The U.S. dollar added to its recent winning streak, strengthening against rivals across
the board, despite the chance of the renewed partial government shutdown looming in the
background. The ICE U.S. Dollar Index rose 0.5% at 97.084, a level not seen since December, extending a strong updraft last week that helped the gauge to mark its best weekly percentage jump, up 1.1%, since August. Among major currency pairs, the greenback was strongest against the Japanese yen , climbing 0.6% to Yen110.41, its best level since late December. Japanese markets were closed for the National Foundation Day holiday on Monday. This limited liquidity during Asian market hours and hurt the Swiss franc, which fell prey to a mini ‘flash-crash’. The franc since recovered some, while the greenback remained stronger. One dollar last bought 1.0042 francs, compared with 0.9986 francs late Friday in New York. The dollar’s main rival, the euro was slightly weaker at $1.1273, down from $1.1326 late Friday. The British pound was also notably weaker against its U.S. rival, after many economic data further highlighted weakness in the U.K. economy. Gross domestic product for the final quarter of 2018 fell to 1.3% year-over-year, undercutting expectations. Quarter-on-quarter, GDP growth slowed to 0.2%, also lower than expected. Business investments were down in the fourth quarter, and construction output and industrial production fell in December. The only data points that outperformed expectations were preliminary fourth-quarter reads of imports and exports. The pound fell to $1.2859, down from $1.2942 late Friday in New York.

European Markets

The Stoxx Europe 600 rose 0.85%, or 3.05 points to 361.12 as dealers shrug off a lackluster start to the week’s trading in New York.
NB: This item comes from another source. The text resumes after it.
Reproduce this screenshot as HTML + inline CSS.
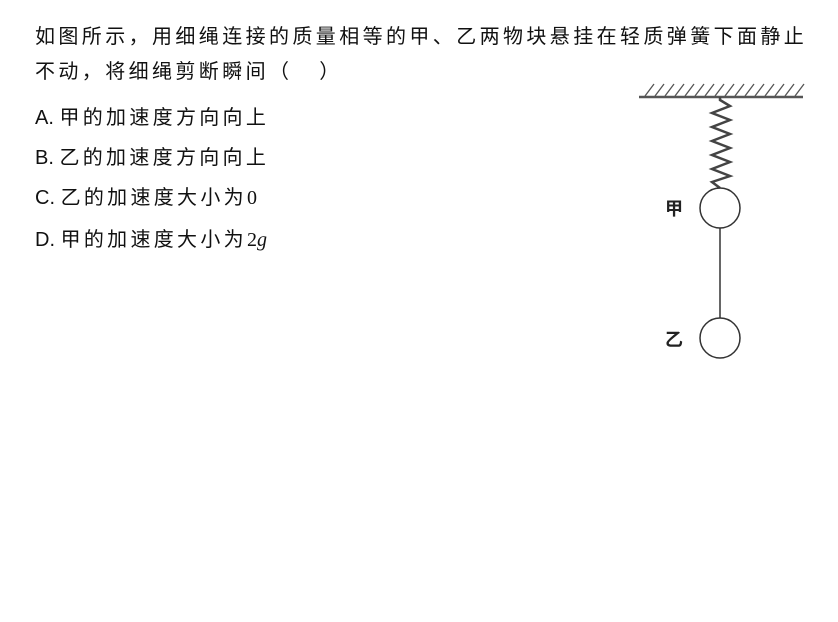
<!DOCTYPE html>
<html><head><meta charset="utf-8"><style>
body{margin:0;width:838px;height:622px;background:#fff;overflow:hidden;position:relative;font-family:"Liberation Sans","Noto Sans CJK SC",sans-serif;color:#111}
.t{position:absolute;left:35px;font-size:20px;letter-spacing:3.4px;white-space:nowrap;line-height:24px}
.o{letter-spacing:3.3px}
.l{letter-spacing:0}
.s{font-family:'Liberation Serif',serif;letter-spacing:0}
</style></head><body>
<div class="t" style="top:25px">如图所示，用细绳连接的质量相等的甲、乙两物块悬挂在轻质弹簧下面静止</div>
<div class="t" style="top:60px">不动，将细绳剪断瞬间（&nbsp;&nbsp;&nbsp;）</div>
<div class="t o" style="top:106px"><span class="l">A.&nbsp;</span>甲的加速度方向向上</div>
<div class="t o" style="top:146px"><span class="l">B.&nbsp;</span>乙的加速度方向向上</div>
<div class="t o" style="top:186px"><span class="l">C.&nbsp;</span>乙的加速度大小为<span class="s">0</span></div>
<div class="t o" style="top:228px"><span class="l">D.&nbsp;</span>甲的加速度大小为<span class="s">2<i>g</i></span></div>
<svg width="838" height="622" style="position:absolute;left:0;top:0">
<g stroke="#555" stroke-width="1.3">
<line x1="639" y1="97" x2="803" y2="97" stroke-width="2.5"/>
<path d="M645 96 L654 84 M655 96 L664 84 M665 96 L674 84 M675 96 L684 84 M685 96 L694 84 M695 96 L704 84 M705 96 L714 84 M715 96 L724 84 M725 96 L734 84 M735 96 L744 84 M745 96 L754 84 M755 96 L764 84 M765 96 L774 84 M775 96 L784 84 M785 96 L794 84 M795 96 L804 84"/>
</g>
<polyline fill="none" stroke="#444" stroke-width="2.5" points="720,97 720,100 730,106 712,113 730,120 712,127 730,134 712,141 730,148 712,155 730,162 712,169 730,176 712,182 720,188"/>
<g stroke="#333" stroke-width="1.5" fill="none">
<circle cx="720" cy="208" r="20"/>
<line x1="720" y1="228" x2="720" y2="318"/>
<circle cx="720" cy="338" r="20"/>
</g>
<text x="665" y="215" font-size="18" font-family="Liberation Sans,Noto Sans CJK SC,sans-serif" font-weight="bold" fill="#222">甲</text>
<text x="665" y="346" font-size="18" font-family="Liberation Sans,Noto Sans CJK SC,sans-serif" font-weight="bold" fill="#222">乙</text>
</svg>
</body></html>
Germany’s DAX and France’s CAC-40 both gained about 1%. “A slow start to the U.S. session threatens to undermine the gains seen in Europe, but with trade concerns now front and center once again, it’s not surprising to see Wall Street struggling to build up a decent head of steam,” said IG’s Chris Beauchamp. Italian banks advanced after reducing bad loans by 30% year-on-year in the fourth quarter, according to Citigroup. Banco BPM was the top pan-European riser, gaining 7%.

Asian Markets

Chinese stocks were expected to be the focal point after the country’s markets were
dark last week for the Lunar New Year holiday. They didn’t disappoint as small caps
repeated the big gains seen on Feb. 1, the last day of trading before today, climbing
upwards of 4%. Larger-stock indexes on the mainland rose more than 1% while benchmarks in Hong Kong and Taiwan (which hadn’t seen trading since Jan. 30) were up more than 0.5%. But Southeast Asia has been a soft spot throughout today’s action, which broadly lacked a clear direction or trading catalyst. And India’s Sensex is off 0.5%. Action has been listless for U.S. futures, with those for the S&P 500 essentially flat. The Shanghai Composite jumped 1.4% to a two-month high, while Japan’s Nikkei Stock Average was shut for a holiday and Hong Kong’s Hang Seng rose 0.6%.